Info on Indications for Bactrim
Bactrim contains two different antibiotics, sulfamethoxazole and trimethoprim. Sulfamethoxazole belongs to a group of drugs known as sulfonamides ("sulfa" drugs). Trimethoprim does not belong to a specific class of medications. These two antibiotics work in different but similar ways. Essentially, both sulfamethoxazole and trimethoprim work by inhibiting the production of folic acid in bacteria, although they work in different stages of folic acid production. Folic acid is important for making proteins and DNA. Because humans obtain folic acid from the diet (and bacteria cannot), human cells are less affected by Bactrim.
Combining sulfamethoxazole with trimethoprim increases the effectiveness and decreases the chance of antibiotic resistance (when bacteria develop the ability to resist antibiotics).
Bactrim is approved to treat urinary tract infections, ear infections, shigellosis, and Pneumocystis carinii pneumonia in children at least two months old. It is also approved for Pneumocystis carinii pneumonia prevention in children at least two months old. Bactrim should never be used in children under two months old.
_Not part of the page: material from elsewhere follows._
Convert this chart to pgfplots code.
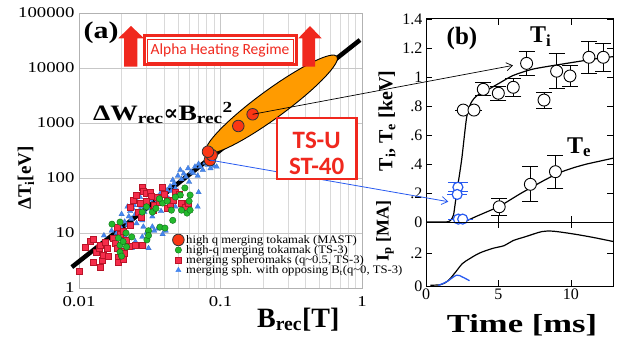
\documentclass[border=0pt]{standalone}
\usepackage{fontspec}
\setmainfont{Liberation Serif}
\newfontfamily\calibri{Carlito}
\newfontfamily\dejaserif{DejaVu Serif}
\newfontfamily\wideserif[FakeStretch=1.25]{Liberation Serif}
\newfontfamily\widerserif[FakeStretch=1.33]{Liberation Serif}
\newfontfamily\lgfont[FakeStretch=1.1]{Liberation Serif}
\usepackage{pgfplots}
\usepackage{pgfplotstable}
\pgfplotsset{compat=1.18}
\usetikzlibrary{arrows.meta}
\definecolor{sqred}{RGB}{245,45,75}
\definecolor{sqredd}{RGB}{185,20,40}
\definecolor{cgreen}{RGB}{35,185,45}
\definecolor{cgreend}{RGB}{15,110,25}
\definecolor{tblue}{RGB}{70,135,240}
\definecolor{mastred}{RGB}{250,55,20}
\definecolor{orng}{RGB}{255,155,0}
\definecolor{alphared}{RGB}{240,40,30}
\definecolor{lblue}{RGB}{40,90,240}

\pgfplotstableread{
x y
0.0100 2.0
0.0110 5.6
0.0120 7.0
0.0126 3.0
0.0126 7.6
0.0132 4.4
0.0138 5.2
0.0141 6.0
0.0141 2.4
0.0145 3.2
0.0148 4.0
0.0153 6.9
0.0158 5.3
0.0162 3.8
0.0174 8.1
0.0180 6.6
0.0185 5.3
0.0190 3.7
0.0190 3.0
0.0200 4.6
0.0205 3.4
0.0210 4.3
0.0217 7.5
0.0195 9.5
0.0185 12.5
0.0205 11
0.0225 5.8
0.0250 6.0
0.0280 6.0
0.0230 14
0.0230 30
0.0240 40
0.0255 48
0.0260 24
0.0275 19
0.0280 68
0.0285 58
0.0300 52
0.0320 56
0.0325 46
0.0332 26
0.0340 32
0.0355 45
0.0370 36
0.0390 68
0.0400 50
0.0420 40
0.0420 28
0.0440 34
0.0460 40
0.0477 56
0.0510 50
0.0530 35
0.0560 30
0.0590 35
0.0300 38
0.0270 35
}\redsq

\pgfplotstableread{
x y
0.0171 14.5
0.0195 15.8
0.0190 8.1
0.0195 6.0
0.0205 7.0
0.0217 5.6
0.0195 4.5
0.0200 3.8
0.0215 10
0.0236 8.5
0.0310 11
0.0302 7.5
0.0310 9
0.0373 12.8
0.0405 12.3
0.0460 17
0.0390 35
0.0450 26
0.0530 26
0.0580 23
0.0610 26
0.0520 49
0.0560 66
0.0610 49
0.0370 42
0.0420 38
0.0330 24
0.0280 24
0.0300 30
0.0350 28
0.0480 45
0.0600 38
}\grc

\pgfplotstableread{
x y
0.0150 9
0.0170 11
0.0185 10
0.0200 12
0.0210 16
0.0220 14
0.0225 20
0.0230 25
0.0235 18
0.0240 28
0.0245 32
0.0250 22
0.0255 15
0.0260 36
0.0270 26
0.0275 30
0.0280 17
0.0285 13
0.0290 24
0.0300 33
0.0300 10
0.0310 28
0.0320 40
0.0330 13
0.0340 11
0.0350 35
0.0360 45
0.0360 12
0.0380 55
0.0390 9.5
0.0400 48
0.0410 11
0.0420 60
0.0440 70
0.0450 58
0.0460 92
0.0470 80
0.0480 65
0.0500 110
0.0520 140
0.0530 95
0.0550 120
0.0570 105
0.0590 150
0.0600 85
0.0620 130
0.0640 123
0.0660 160
0.0690 110
0.0700 180
0.0720 160
0.0750 140
0.0780 190
0.0810 172
0.0850 150
0.0900 165
0.0940 160
0.0690 30
0.0700 55
0.0236 5.3
0.0310 5.3
0.0250 7
0.0200 8
0.0180 6.5
0.0280 8.5
0.0330 20
0.0380 25
0.0430 42
0.0270 45
0.0220 30
0.0310 50
0.0480 30
0.0200 22
0.0210 9
}\bltri

\begin{document}
\begin{tikzpicture}[x=1pt,y=1pt]
\useasboundingbox (0,0) rectangle (618,338);

% ---------- panel (a) ----------
\begin{axis}[
  at={(79pt,50pt)}, anchor=south west, scale only axis,
  width=283pt, height=275pt,
  xmode=log, ymode=log,
  xmin=0.01, xmax=1, ymin=1, ymax=100000,
  xtick={0.01,0.1,1}, xticklabels={0.01,0.1,1},
  ytick={1,10,100,1000,10000,100000},
  yticklabels={1,10,100,1000,10000,100000},
  xmajorgrids, xminorgrids, ymajorgrids, yminorgrids=false,
  major grid style={black!22, line width=0.7pt},
  minor grid style={black!15, line width=0.6pt},
  axis line style={black!30, line width=0.7pt},
  tick style={draw=none},
  tick label style={font=\wideserif\fontsize{15}{15}\selectfont},
  xticklabel style={yshift=-5pt},
  yticklabel style={xshift=-1pt},
  clip=false,
  legend style={at={(0.33,0.2)}, anchor=north west, draw=none, fill=none,
    font=\lgfont\fontsize{11.5}{11.5}\selectfont, row sep=-3.4pt, inner sep=0pt,
    cells={anchor=west}},
  legend cell align=left,
]
\addlegendimage{only marks, mark=*, mark size=5.8pt, mark options={fill=mastred, draw=black!80, line width=0.8pt}}
\addlegendentry{high q merging tokamak (MAST)}
\addlegendimage{only marks, mark=*, mark size=3.2pt, mark options={fill=cgreen, draw=cgreend, line width=0.4pt}}
\addlegendentry{high-q merging tokamak (TS-3)}
\addlegendimage{only marks, mark=square*, mark size=3pt, mark options={fill=sqred, draw=sqredd, line width=0.4pt}}
\addlegendentry{merging spheromaks (q\textasciitilde0.5, TS-3)}
\addlegendimage{only marks, mark=triangle*, mark size=3pt, mark options={fill=tblue, draw=tblue}}
\addlegendentry{merging sph. with opposing B\textsubscript{t}(q\textasciitilde0, TS-3)}

\addplot[forget plot, only marks, mark=triangle*, mark size=3.2pt, mark options={fill=tblue, draw=tblue!80!black, line width=0.2pt}] table {\bltri};
\addplot[forget plot, only marks, mark=square*, mark size=3pt, mark options={fill=sqred, draw=sqredd, line width=0.4pt}] table {\redsq};
\addplot[forget plot, only marks, mark=*, mark size=3.2pt, mark options={fill=cgreen, draw=cgreend, line width=0.4pt}] table {\grc};
\addplot[forget plot, black, line width=4.5pt] coordinates {(0.0089,2.4) (0.968,32300)};
\draw[fill=orng, draw=black, line width=0.9pt, rotate around={36.2:(axis cs:0.230,2200)}] (axis cs:0.230,2200) ellipse [x radius=81pt, y radius=14pt];
\addplot[forget plot, only marks, mark=*, mark size=5.8pt, mark options={fill=mastred, draw=black!80, line width=0.8pt}] coordinates {(0.0842,212) (0.0866,262) (0.0816,301) (0.1336,882) (0.1687,1440)};
\coordinate (m1) at (axis cs:0.1687,1440);
\coordinate (m2) at (axis cs:0.0842,212);
\end{axis}

% ---------- panel (b) top ----------
\begin{axis}[
  at={(426pt,116pt)}, anchor=south west, scale only axis,
  width=187pt, height=203pt,
  xmin=0, xmax=12.9, ymin=0, ymax=1.4,
  xtick={0,5,10}, xticklabels={},
  ytick={0,0.2,0.4,0.6,0.8,1,1.2,1.4},
  yticklabels={0,.2,.4,.6,.8,1,1.2,1.4},
  tick align=inside, xtick pos=both, ytick pos=both,
  major tick length=6pt,
  tick style={black, line width=0.8pt},
  axis line style={black, line width=1pt},
  tick label style={font=\fontsize{16}{16}\selectfont},
  clip=false,
]
\addplot[black, line width=1.2pt, smooth, tension=0.4] coordinates {(0,0) (1.4,0) (1.7,0.012) (1.9,0.05) (2.1,0.19) (2.46,0.43) (2.8,0.72) (3.1,0.82) (3.5,0.87) (4.4,0.92) (5.1,0.96) (6,1.01) (7.4,1.055) (9.7,1.094) (12,1.13) (12.9,1.14)};
\addplot[black, line width=1.2pt, smooth, tension=0.4] coordinates {(2.2,0) (2.7,0.005) (3.5,0.04) (5.0,0.105) (5.6,0.14) (6.5,0.195) (7.3,0.24) (8.2,0.29) (9.2,0.34) (10.2,0.375) (11.1,0.4) (12.0,0.42) (12.9,0.44)};
% Ti points
\addplot[only marks, mark=*, mark size=6pt, mark options={fill=white, draw=black, line width=0.9pt},
  error bars/.cd, y dir=both, y explicit,
  error bar style={black, line width=0.9pt},
  error mark options={rotate=90, black, line width=0.9pt, mark size=8pt}]
  coordinates {
  (2.57,0.772) +- (0,0)
  (3.31,0.772) +- (0,0)
  (3.95,0.915) +- (0,0.045)
  (4.99,0.888) +- (0,0.05)
  (6.02,0.929) +- (0,0.06)
  (6.94,1.094) +- (0,0.08)
  (8.14,0.841) +- (0,0.055)
  (9.01,1.04) +- (0,0.12)
  (9.93,1.007) +- (0,0.07)
  (11.24,1.136) +- (0,0.11)
  (12.23,1.136) +- (0,0.095)
  };
% Te points
\addplot[only marks, mark=*, mark size=6pt, mark options={fill=white, draw=black, line width=0.9pt},
  error bars/.cd, y dir=both, y explicit,
  error bar style={black, line width=0.9pt},
  error mark options={rotate=90, black, line width=0.9pt, mark size=8pt}]
  coordinates {
  (5.05,0.105) +- (0,0.06)
  (7.2,0.26) +- (0,0.12)
  (8.93,0.347) +- (0,0.115)
  };
% blue points
\addplot[only marks, mark=*, mark size=5pt, mark options={fill=white, draw=lblue, line width=1.2pt},
  error bars/.cd, y dir=both, y explicit,
  error bar style={lblue, line width=1.2pt},
  error mark options={rotate=90, lblue, line width=1.2pt, mark size=10pt}]
  coordinates {
  (2.2,0.24) +- (0,0.03)
  (2.15,0.19) +- (0,0)
  (2.23,0.02) +- (0,0)
  (2.53,0.02) +- (0,0)
  };
\coordinate (a1) at (axis cs:6.0,1.08);
\coordinate (a2) at (axis cs:1.54,0.14);
\end{axis}

% ---------- panel (b) bottom ----------
\begin{axis}[
  at={(426pt,52pt)}, anchor=south west, scale only axis,
  width=187pt, height=64pt,
  xmin=0, xmax=12.9, ymin=0, ymax=0.388,
  xtick={0,5,10}, xticklabels={0,5,10},
  ytick={0,0.2}, yticklabels={0,.2},
  tick align=inside, xtick pos=both, ytick pos=both,
  major tick length=6pt,
  tick style={black, line width=0.8pt},
  axis line style={black, line width=1pt},
  tick label style={font=\fontsize{16}{16}\selectfont},
  xticklabel style={yshift=1pt},
  clip=false,
]
\addplot[black, line width=1.2pt, smooth, tension=0.5] coordinates {(0.3,0.005) (1.0,0.008) (1.5,0.03) (2.0,0.08) (2.5,0.135) (3.0,0.165) (3.7,0.2) (4.6,0.228) (5.4,0.245) (6.0,0.275) (6.9,0.3) (8.0,0.33) (8.8,0.332) (10.2,0.315) (11.5,0.295) (12.9,0.27)};
\addplot[lblue, line width=1.3pt, smooth, tension=0.6] coordinates {(0.85,0.004) (1.43,0.026) (2.1,0.065) (2.5,0.055) (3.0,0.032)};
\end{axis}

% ---------- annotations ----------
\draw[black, line width=0.7pt, -{Straight Barb[length=6pt,width=8pt]}] (m1) -- (a1);
\draw[lblue, line width=0.8pt, -{Straight Barb[length=6pt,width=8pt]}] (m2) -- (a2);

% red arrows and box
\fill[alphared] (124,271.3) -- (124,299.7) -- (118.3,299.7) -- (131,312) -- (144,299.7) -- (137.3,299.7) -- (137.3,271.3) -- cycle;
\fill[alphared] (302.3,271.3) -- (302.3,299.7) -- (298.3,299.7) -- (310,312) -- (321.7,299.7) -- (315,299.7) -- (315,271.3) -- cycle;
\filldraw[fill=white, draw=alphared, line width=3pt] (144.5,273) rectangle (296.5,302);
\draw[alphared, line width=0.8pt] (147.5,276) rectangle (293.5,299);
\node[text=alphared, font=\calibri\fontsize{15.5}{15.5}\selectfont] at (220,287.5) {Alpha Heating Regime};

\filldraw[fill=white, draw=alphared, line width=2.2pt] (277,159) rectangle (356.5,220);
\node[anchor=base, text=alphared, font=\calibri\bfseries\fontsize{25}{25}\selectfont] at (316.7,190) {TS-U};
\node[anchor=base, text=alphared, font=\calibri\bfseries\fontsize{25}{25}\selectfont] at (316.7,164) {ST-40};

\node[anchor=base west, inner sep=0, font=\wideserif\bfseries\fontsize{22}{22}\selectfont] at (93,218) {ΔW\textsubscript{rec}{\dejaserif\bfseries ∝}B\textsubscript{rec}\textsuperscript{2}};
\node[font=\wideserif\bfseries\fontsize{24}{24}\selectfont] at (101,305) {(a)};
\node[font=\bfseries\fontsize{25}{25}\selectfont] at (462,300) {(b)};
\node[rotate=90, font=\bfseries\fontsize{19}{19}\selectfont] at (26,160) {ΔT\textsubscript{i}[eV]};
\node[anchor=base west, inner sep=0, font=\bfseries\fontsize{28}{28}\selectfont] at (257,11) {B\textsubscript{rec}[T]};
\node[anchor=base, inner sep=0, font=\widerserif\bfseries\fontsize{26}{26}\selectfont] at (522,6) {Time [ms]};
\node[anchor=base west, inner sep=0, font=\bfseries\fontsize{24}{24}\selectfont] at (530,295) {T\textsubscript{i}};
\node[anchor=base west, inner sep=0, font=\bfseries\fontsize{24}{24}\selectfont] at (567,185) {T\textsubscript{e}};
\node[rotate=90, font=\bfseries\fontsize{20}{20}\selectfont] at (387,217) {T\textsubscript{i}, T\textsubscript{e} [keV]};
\node[rotate=90, font=\bfseries\fontsize{18}{18}\selectfont] at (385,107) {I\textsubscript{p} [MA]};
\end{tikzpicture}
\end{document}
On occasion, your healthcare provider may recommend Bactrim for something other than the conditions discussed in this article. Bactrim is frequently used off-label to treat many other types of infections, particularly if they are caused by bacteria that are susceptible to Bactrim. Also, using the drug to prevent (instead of treat) any type of infection other than Pneumocystis carinii pneumonia is considered to be an off-label Bactrim use. Bactrim is sometimes used off-label for the treatment of acne.